Extron USB Hubs are designed for architectural mounting applications and enable several USB devices to share a single host port. For integration flexibility, Extron USB hubs are equipped with both USB Mini Type B and captive screw host inputs and can be powered by the host or with an optional 12VDC power supply. They are available in two versions: AAP – Architectural Adapter Plate and MAAP – Mini Architectural Adapter Plate.
Extron USB extenders work as transmitter and receiver pairs to extend the transmission distance capability of USB data significantly beyond the current 15’/5m standard limitation. USB extenders can be used with standard CAT5/5e/6 or CAT 7 cable.
Extron USB Architectural Connectivity products enable convenient, flexible USB integration into common AV environments. They are designed to fit into frames that accept AAP - Architectural Adapter Plates and MAAP - Mini Architectural Adapter Plates.

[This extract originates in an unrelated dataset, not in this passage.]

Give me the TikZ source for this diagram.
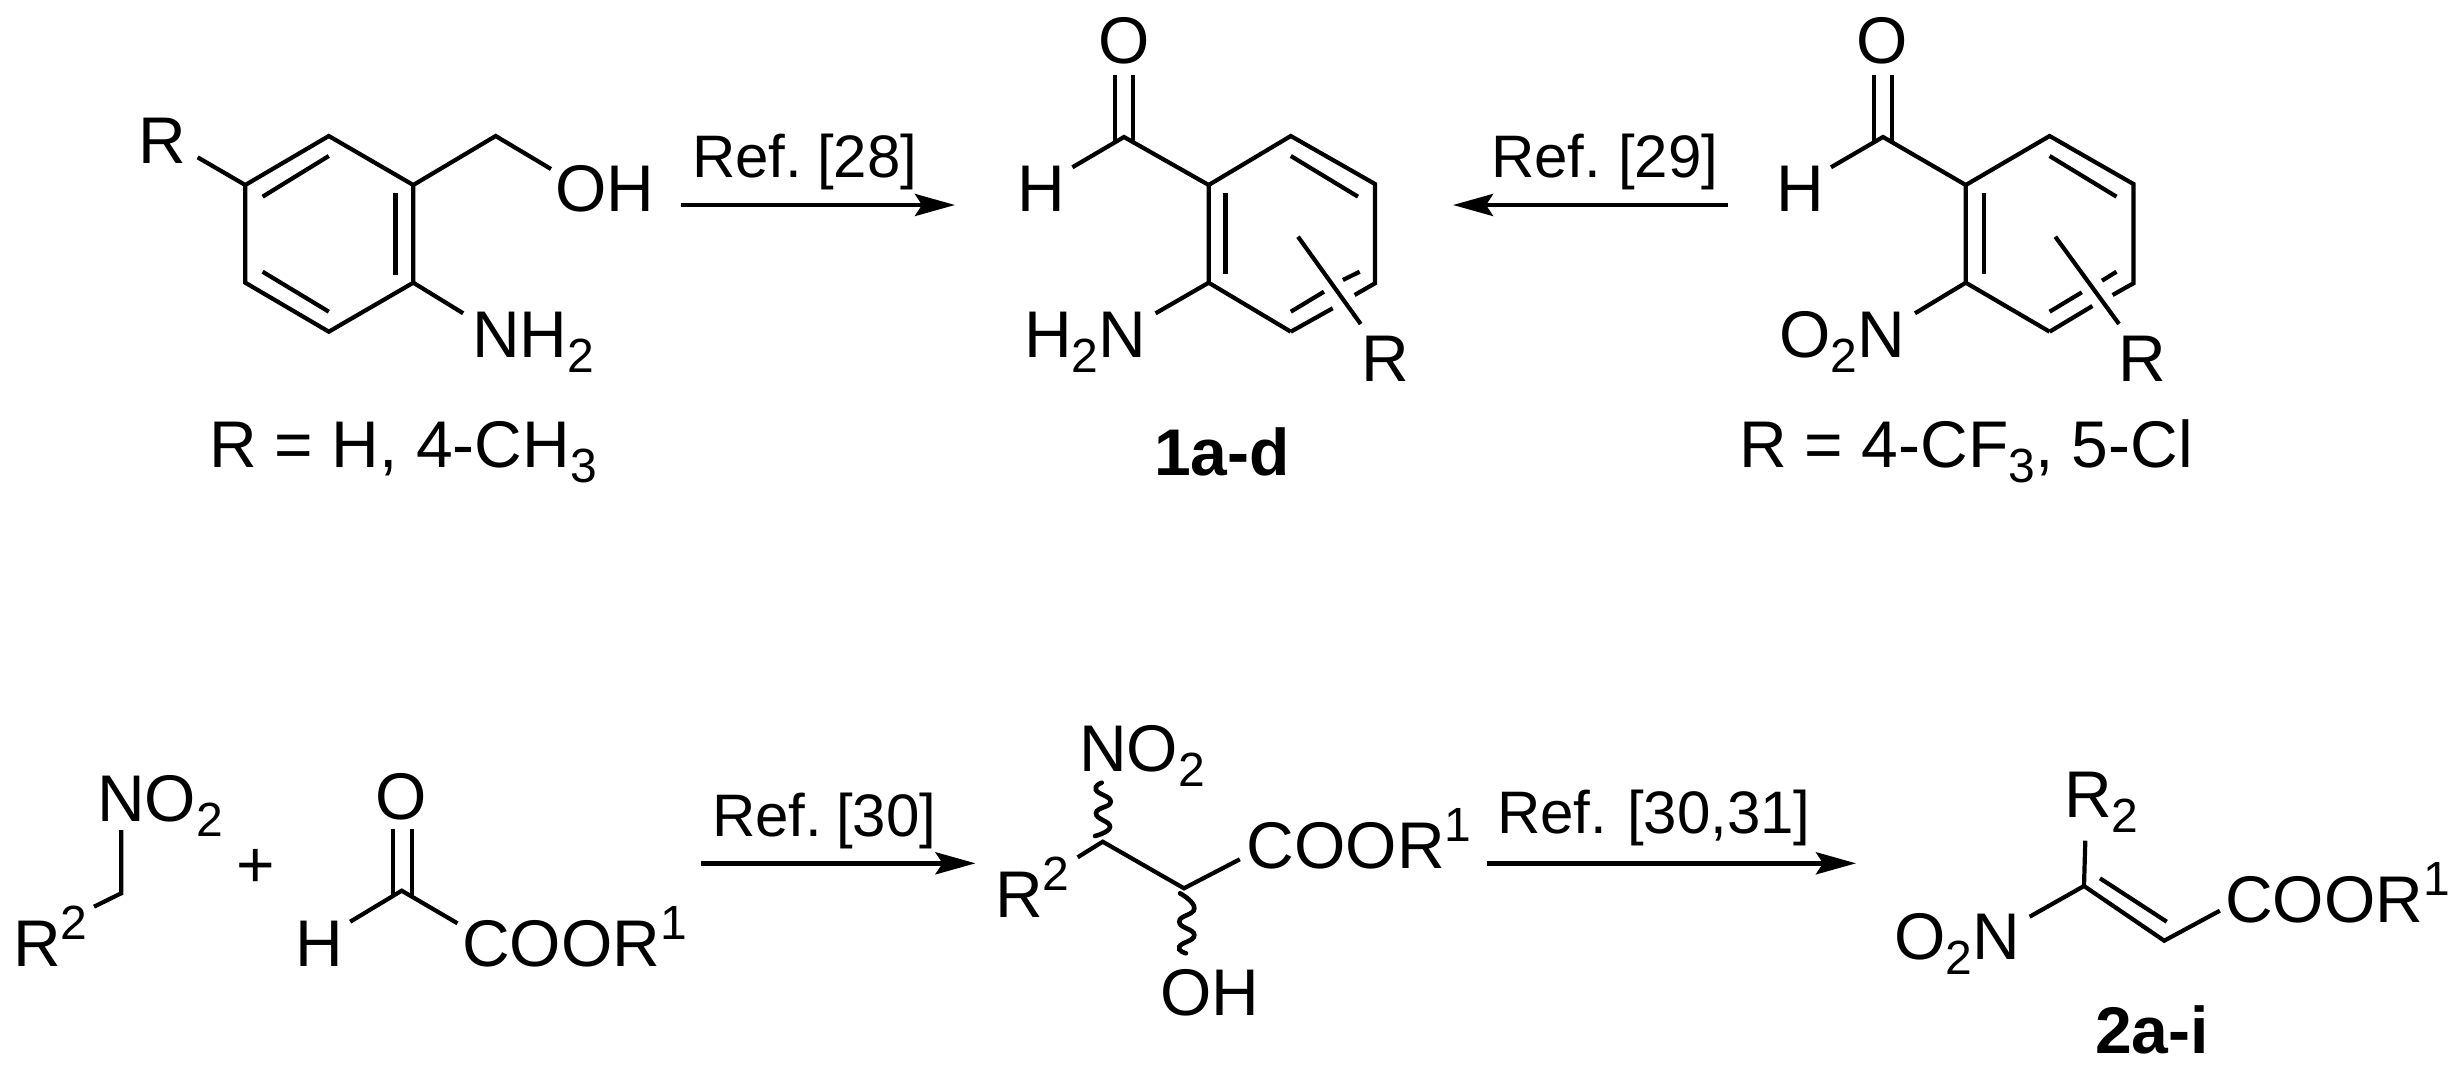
\documentclass[tikz,border=0pt]{standalone}
\usepackage{fontspec}
\setmainfont{Liberation Sans}
\usetikzlibrary{arrows.meta}
\newcommand{\subt}[1]{\raisebox{-15pt}{\fontsize{48}{48}\selectfont #1}}
\newcommand{\supt}[1]{\raisebox{27pt}{\fontsize{48}{48}\selectfont #1}}
\tikzset{
  x=1pt,y=-1pt,
  bond/.style={line width=4.2pt,line join=miter,line cap=butt,black},
  wavy/.style={line width=4.6pt,line cap=round,black},
  rxn/.style={line width=4.6pt,black,-{Stealth[length=40pt,width=22pt,inset=7pt]},shorten >=-1pt},
  chem/.style={inner sep=0pt,outer sep=0pt,anchor=base west,font=\fontsize{66}{66}\selectfont,text=black},
  reflab/.style={chem,font=\fontsize{60}{60}\selectfont},
  cmpd/.style={chem,anchor=base,font=\fontsize{66}{66}\selectfont\bfseries},
}
\begin{document}
\begin{tikzpicture}
\fill[white] (0,0) rectangle (2455,1073);
\useasboundingbox (0,0) rectangle (2455,1073);
% ---------- Structure A
\node[chem] (aR) at (138,163.5) {R};
\node[chem] (aOH) at (555,211.7) {OH};
\node[chem] (aNH) at (472,357.3) {NH\subt{2}};
\node[chem] (aNote) at (209,467.7) {R = H, 4-CH\subt{3}};
\coordinate (a1) at (328.8,136);
\coordinate (a2) at (413.3,185);
\coordinate (a3) at (413.3,282.7);
\coordinate (a4) at (328.8,331.7);
\coordinate (a5) at (245.3,282.7);
\coordinate (a6) at (245.3,185);
\coordinate (a7) at (495.7,136);
\coordinate (aOHe) at (551,169);
\coordinate (aNHe) at (463.2,313.3);
\coordinate (aRe) at (197.6,157.3);
\coordinate (ai1) at (262.6,196.7); \coordinate (ai2) at (328.8,156);
\coordinate (ai3) at (395.5,193.3); \coordinate (ai4) at (395.5,275);
\coordinate (ai5) at (262.6,271.7); \coordinate (ai6) at (328.8,311.7);
\draw[bond] (a1)--(a2)--(a3)--(a4)--(a5)--(a6)--cycle;
\draw[bond] (a2)--(a7)--(aOHe);
\draw[bond] (a3)--(aNHe);
\draw[bond] (a6)--(aRe);
\draw[bond] (ai1)--(ai2);
\draw[bond] (ai3)--(ai4);
\draw[bond] (ai5)--(ai6);
% ---------- Arrow 1
\node[reflab] (r28) at (692,177.7) {Ref.\hspace{15pt}[28]};
\coordinate (ar1s) at (681,205); \coordinate (ar1e) at (954,205);
\draw[rxn] (ar1s)--(ar1e);
% ---------- Structure B
\node[chem] (bO) at (1098.5,63.7) {O};
\node[chem] (bH) at (1017,211.7) {H};
\node[chem] (bN) at (1024,357.3) {H\subt{2}N};
\node[chem] (bR) at (1361,381.7) {R};
\node[cmpd] (bLab) at (1222,475) {1a-d};
\coordinate (b1) at (1290.8,136);
\coordinate (b2) at (1375,184);
\coordinate (b3) at (1375,283.3);
\coordinate (b4) at (1290.8,331.7);
\coordinate (b5) at (1208.7,282.7);
\coordinate (b6) at (1208.7,185);
\coordinate (bC) at (1124,137);
\coordinate (bHe) at (1072.4,167.3);
\coordinate (bO1) at (1114.8,75); \coordinate (bO1b) at (1114.8,142);
\coordinate (bO2) at (1132.7,75); \coordinate (bO2b) at (1132.7,142);
\coordinate (bNe) at (1155.6,313.3);
\coordinate (bi1) at (1290.8,156); \coordinate (bi2) at (1358,196.7);
\coordinate (bi3) at (1225.5,193.3); \coordinate (bi4) at (1225.5,274);
\coordinate (bi5) at (1290.8,311.7); \coordinate (bi6) at (1324,291.7);
\coordinate (bi7) at (1342.9,280); \coordinate (bi8) at (1359.7,271.7);
\coordinate (bo1) at (1332.7,308.3); \coordinate (bo2) at (1354.6,295);
\coordinate (bs1) at (1298,236.7); \coordinate (bs2) at (1360.7,324);
\draw[bond] (b4)--(b5)--(b6)--(b1)--(b2)--(b3)--(bo2);
\draw[bond] (b4)--(bo1);
\draw[bond] (b6)--(bC)--(bHe);
\draw[bond] (bO1)--(bO1b);
\draw[bond] (bO2)--(bO2b);
\draw[bond] (b5)--(bNe);
\draw[bond] (bi1)--(bi2);
\draw[bond] (bi3)--(bi4);
\draw[bond] (bi5)--(bi6);
\draw[bond] (bi7)--(bi8);
\draw[bond] (bs1)--(bs2);
% ---------- Arrow 2
\node[reflab] (r29) at (1491,177.7) {Ref.\hspace{17pt}[29]};
\coordinate (ar2s) at (1728,205); \coordinate (ar2e) at (1454,205);
\draw[rxn] (ar2s)--(ar2e);
% ---------- Structure C
\node[chem] (cO) at (1856,63.7) {O};
\node[chem] (cH) at (1776,211.7) {H};
\node[chem] (cN) at (1779,357.3) {O\subt{2}N};
\node[chem] (cR) at (2118,381.7) {R};
\node[chem] (cNote) at (1739,467.7) {R = 4-CF\subt{3}, 5-Cl};
\coordinate (c1) at (2049.6,136);
\coordinate (c2) at (2133.4,184);
\coordinate (c3) at (2133.4,283.3);
\coordinate (c4) at (2049.6,331.7);
\coordinate (c5) at (1965.8,282.7);
\coordinate (c6) at (1965.8,185);
\coordinate (cC) at (1883,137);
\coordinate (cHe) at (1831,167.3);
\coordinate (cO1) at (1874.3,75); \coordinate (cO1b) at (1874.3,142);
\coordinate (cO2) at (1891.6,75); \coordinate (cO2b) at (1891.6,142);
\coordinate (cNe) at (1915,313.3);
\coordinate (ci1) at (2049.6,156); \coordinate (ci2) at (2116.5,196.7);
\coordinate (ci3) at (1984,193.3); \coordinate (ci4) at (1984,274);
\coordinate (ci5) at (2049.6,311.7); \coordinate (ci6) at (2081.8,292.3);
\coordinate (ci7) at (2102,280.7); \coordinate (ci8) at (2116.5,271.7);
\coordinate (co1) at (2092.4,306); \coordinate (co2) at (2112.6,295);
\coordinate (cs1) at (2055.3,236.7); \coordinate (cs2) at (2119,324);
\draw[bond] (c4)--(c5)--(c6)--(c1)--(c2)--(c3)--(co2);
\draw[bond] (c4)--(co1);
\draw[bond] (c6)--(cC)--(cHe);
\draw[bond] (cO1)--(cO1b);
\draw[bond] (cO2)--(cO2b);
\draw[bond] (c5)--(cNe);
\draw[bond] (ci1)--(ci2);
\draw[bond] (ci3)--(ci4);
\draw[bond] (ci5)--(ci6);
\draw[bond] (ci7)--(ci8);
\draw[bond] (cs1)--(cs2);
% ---------- Nitroalkane
\node[chem] (dR) at (13,966.7) {R\supt{2}};
\node[chem] (dN) at (97,821) {NO\subt{2}};
\coordinate (d1) at (121.2,893.3);
\coordinate (dRe) at (94,906.7);
\coordinate (dNe) at (121.2,830);
\draw[bond] (dRe)--(d1)--(dNe);
\node[chem,anchor=base] (plus) at (255.7,887.5) {+};
% ---------- Glyoxylate
\node[chem] (eO) at (375.5,819.5) {O};
\node[chem] (eH) at (295,966.7) {H};
\node[chem] (eC) at (462,966.7) {COOR\supt{1}};
\coordinate (e1) at (401.7,890.7);
\coordinate (eHe) at (350.2,921.7);
\coordinate (eCe) at (457.5,923.3);
\coordinate (eO1) at (392.6,829.3); \coordinate (eO1b) at (392.6,896);
\coordinate (eO2) at (412,829.3); \coordinate (eO2b) at (412,896);
\draw[bond] (eHe)--(e1)--(eCe);
\draw[bond] (eO1)--(eO1b);
\draw[bond] (eO2)--(eO2b);
% ---------- Arrow 3
\node[reflab] (r30) at (712,836) {Ref.\hspace{14pt}[30]};
\coordinate (ar3s) at (701,863.3); \coordinate (ar3e) at (974.5,863.3);
\draw[rxn] (ar3s)--(ar3e);
% ---------- Nitro alcohol
\node[chem] (fR) at (995,917.3) {R\supt{2}};
\node[chem] (fN) at (1079,771.7) {NO\subt{2}};
\node[chem] (fC) at (1246.7,868.3) {COOR\supt{1}};
\node[chem] (fOH) at (1160,1015) {OH};
\coordinate (f1) at (1102.7,841.7);
\coordinate (f2) at (1184,888.3);
\coordinate (fRe) at (1077.6,857.3);
\coordinate (fCe) at (1239.8,859.3);
\draw[bond] (fRe)--(f1)--(f2)--(fCe);
\draw[wavy] plot[smooth,tension=.9] coordinates {(1095,836) (1110,826.7) (1096,813.3) (1110.7,801.7) (1096,790) (1101.7,782.7)};
\draw[wavy] plot[smooth,tension=.9] coordinates {(1180,893.3) (1194.3,908.3) (1179.3,921.7) (1194.3,935) (1179.3,946.7) (1186,953.3)};
% ---------- Arrow 4
\node[reflab] (r31) at (1497,833.3) {Ref.\hspace{20pt}[30,31]};
\coordinate (ar4s) at (1487,863.3); \coordinate (ar4e) at (1855,863.3);
\draw[rxn] (ar4s)--(ar4e);
% ---------- Product 2
\node[chem] (gR) at (2064,817.3) {R\subt{2}};
\node[chem] (gN) at (1894,959) {O\subt{2}N};
\node[chem] (gC) at (2225,922.7) {COOR\supt{1}};
\node[cmpd] (gLab) at (2152,1053.3) {2a-i};
\coordinate (g1) at (2084,886);
\coordinate (g2) at (2164.2,940.7);
\coordinate (gRe) at (2085.3,840.7);
\coordinate (gNe) at (2029.7,916.7);
\coordinate (gCe) at (2219.8,910.7);
\coordinate (gi1) at (2100,878.3); \coordinate (gi2) at (2166.7,921.7);
\draw[bond] (gRe)--(g1)--(g2)--(gCe);
\draw[bond] (g1)--(gNe);
\draw[bond] (gi1)--(gi2);
\end{tikzpicture}
\end{document}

Extron USB Configuration cables are designed for use with various Extron products that feature a front panel Mini USB “CONFIG” port and provide an ideal means for product configuration and firmware updates for permanently mounted products. Extron USB Configuration Cables carry the Extron Cable Performance Warranty: Limited lifetime.
USB – Universal Serial Bus – A popular serial bus interface standard that allows communication between a host and one, or many, peripheral devices. USB 1.0 was introduced in 1995, and the current version, 2.0, was released in 2000.
Host – A device, usually a computer, that initiates communications transfer with attached downstream devices/peripherals. Hosts utilize Type A connectors.
Peripheral – Downstream devices, such as keyboards, mice, and other interfaces that communicate with the attached host. Multiple peripherals can be actively connected within a system with simultaneous communication taking place. Peripheral devices typically utilize Type B connectors.
Enumeration – The discovery process in which device recognition and configuration takes place. This process is repeated each time the USB host is restarted.
Hub – Expands the number of devices to which a host can communicate. Powered or “active” hubs provide 5V power for attached peripherals.
Speed/Data Rate – USB currently supports three speeds, or data rates. Low speed – 1.5 Mbps, Full Speed – 12 Mbps, and High Speed – 480 Mbps.
Device Class – Categories defined by the Device Working Group of the USB Implementers Forum that describe usage and operation. Drivers are utilized to support functionality of these classes. Two common classes are Mass Storage and HID – Human Interface Devices.
Mass Storage – Devices such as thumb drives, external hard drives, and digital cameras.
HID – Human Interface Devices include keyboards, mice, joysticks, annotators, and interactive whiteboards.
Connector types – Multiple connector types exist, but at the most basic levels, Type A connectors are utilized on Host devices, while Type B connectors are found on Peripherals.